Legacy Page




Legacy Of:

Howard  H.  Robb


Personal Legacy

(Below is taken from letters sent to Will Lundy)

Dear Mr. Lundy:

I was surprised, but glad to receive your letter and welcome the opportunity to supply any information I can to he history of the 44th. I hope that most of us realize that we all needed each other to complete the task of winning the War.

I did not recognize any of the names you mentioned in your letter. You may remember Cpl. Fitch. I know he was a mechanic on our plane and I believe he was crew chief.

I talked with my pilot, Robert Knowles, about two months ago and he informed me that he was stricken with terminal cancer and was not able to travel anymore. If you contact him, I would appreciate it if you did not mention it.

Our crew flew a new B-24J over to Ireland, I believe, and then took a train to Shipdham, where we started to fly another new B-24. We arrived in April or May. And we flew our first mission on May 23, 1944.

I completed 31 combat missions on August 25, 1944. I may have flown one mission with another crew, but do not remember for sure. I do believe that our crew completed our last mission together.

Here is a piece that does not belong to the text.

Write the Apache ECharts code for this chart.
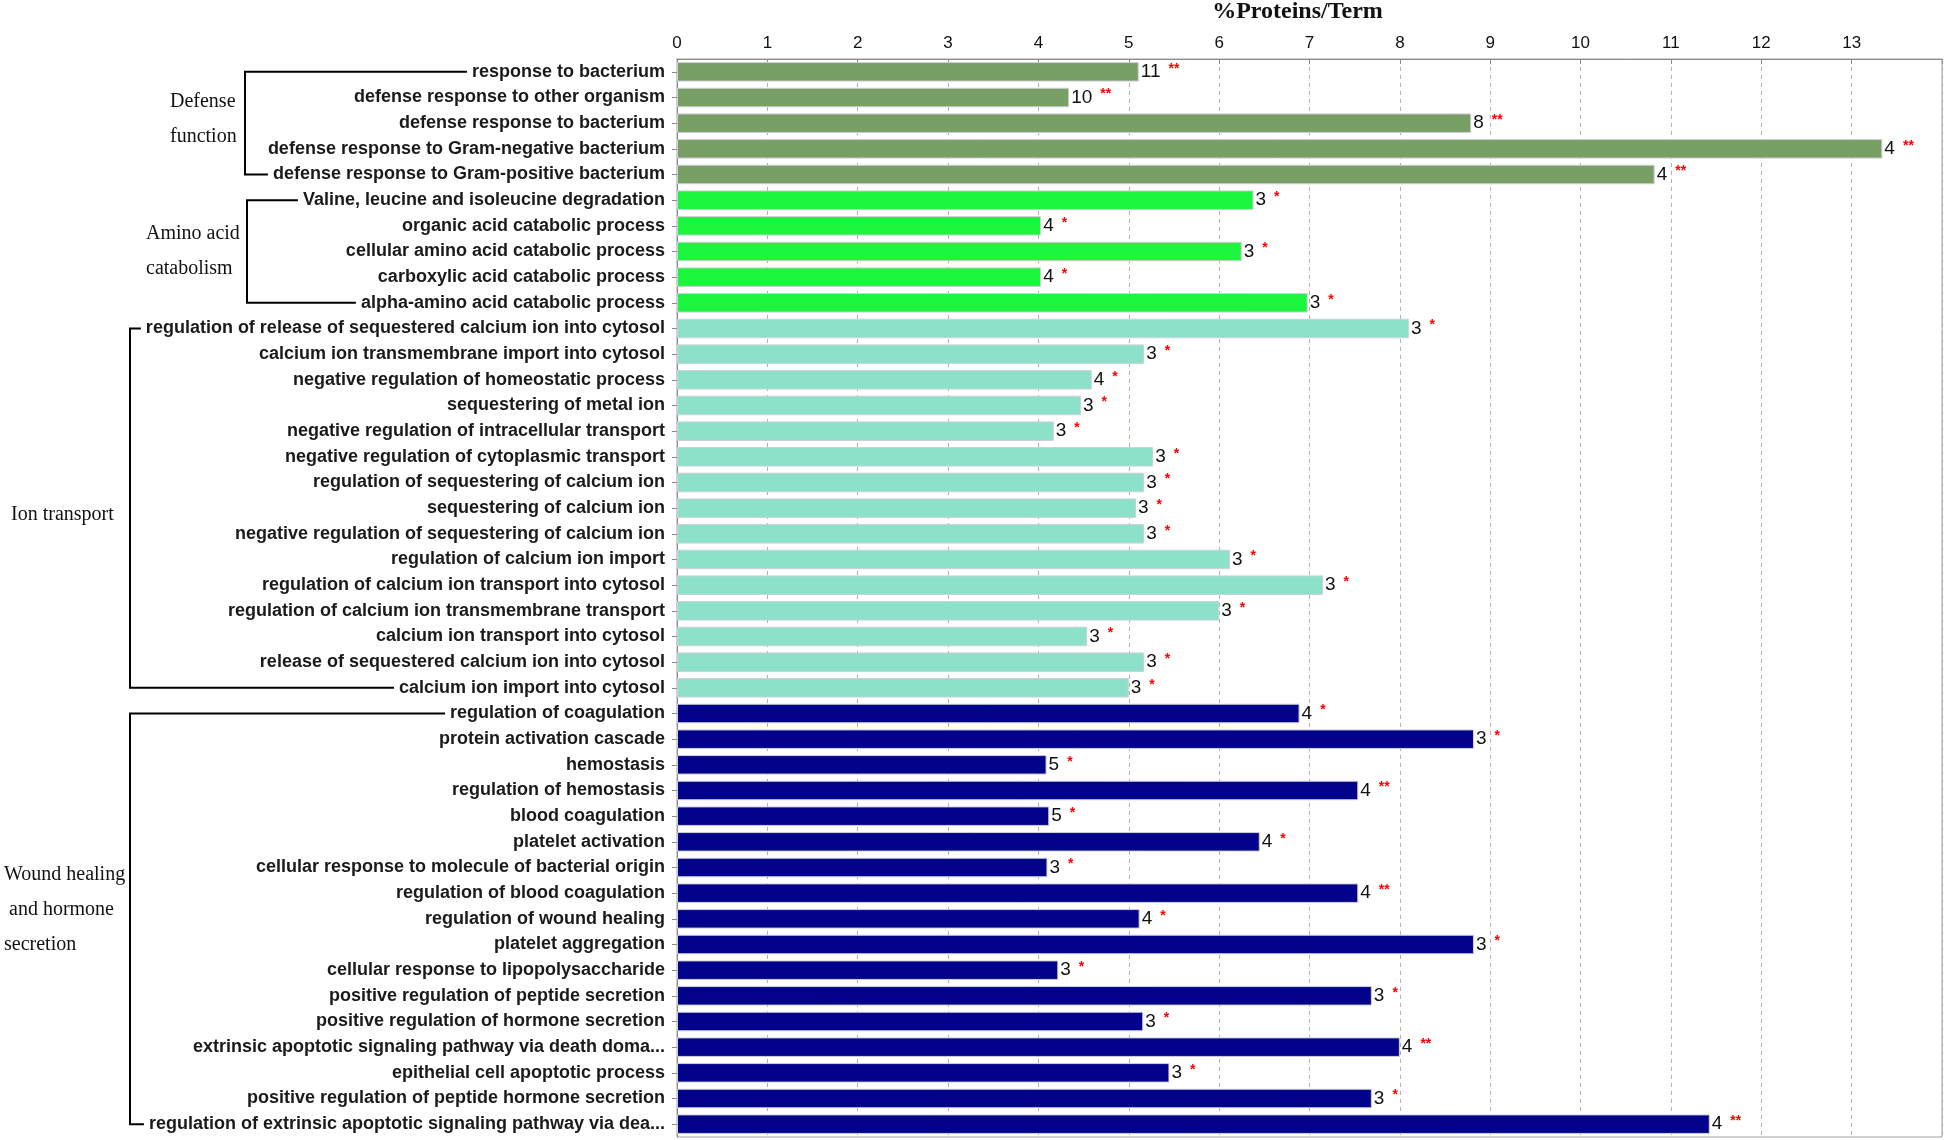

I then checked out as first pilot and with three other crewmembers; for the life of me, I can't remember any of their names, flew a CB-24 (a B-24 without belly turret and ammo). The bomb bay filled with five-gallon cans of gasoline, over General Patton's tanks, just after the surrender of Paris. I understood later that the gas supply was being black-marketed to the French. After the gas supply was straightened out, we flew to Florence, Belgium. This was during the Battle of the Bulge. Some time in the meantime, we transferred to Chateaudun, France.

As far as I know, all of our original crew went back to the States shortly after we finished our missions.

I spent New Year's Eve, 1944, aboard the Queen Elizabeth and arrived back in New York City on January 3, 1945. I was separated from the AAF July 8, 1945.

If my memory is correct, Lt. Haag and his twin brother were flying with the 492nd BG. When his brother was shot down, and all but three crews were shot down, at least of their squadron. Lt. Haag was then transferred to our squadron when they disbanded the 492nd.

World War II
Memories and Biography

(Taken from a letter to Will Lundy)

5046 Brookside Dr.
Jackson, MI 49203

29 January 1987

Dear Will:

I received a package from Mike Powers containing his log of our missions. Also the same day I received the letter from Allen Baker. He wrote the letter by hand, but I could not get a good copy, so I typed it word for word and will send you a copy.

I also received a letter from our crew member's daughter, that Bernard Schiffbauer's wife had passed away December 2 after a short sickness from cancer. She said that their friend and neighbor has suggested a trip as soon as the weather breaks and that he has suggested coming up our way, so we may see him soon.

I see that Mike lists John E. Baker as our navigator and on the 23rd mission, he says we got a new navigator Rommelfanger (Ernest F.).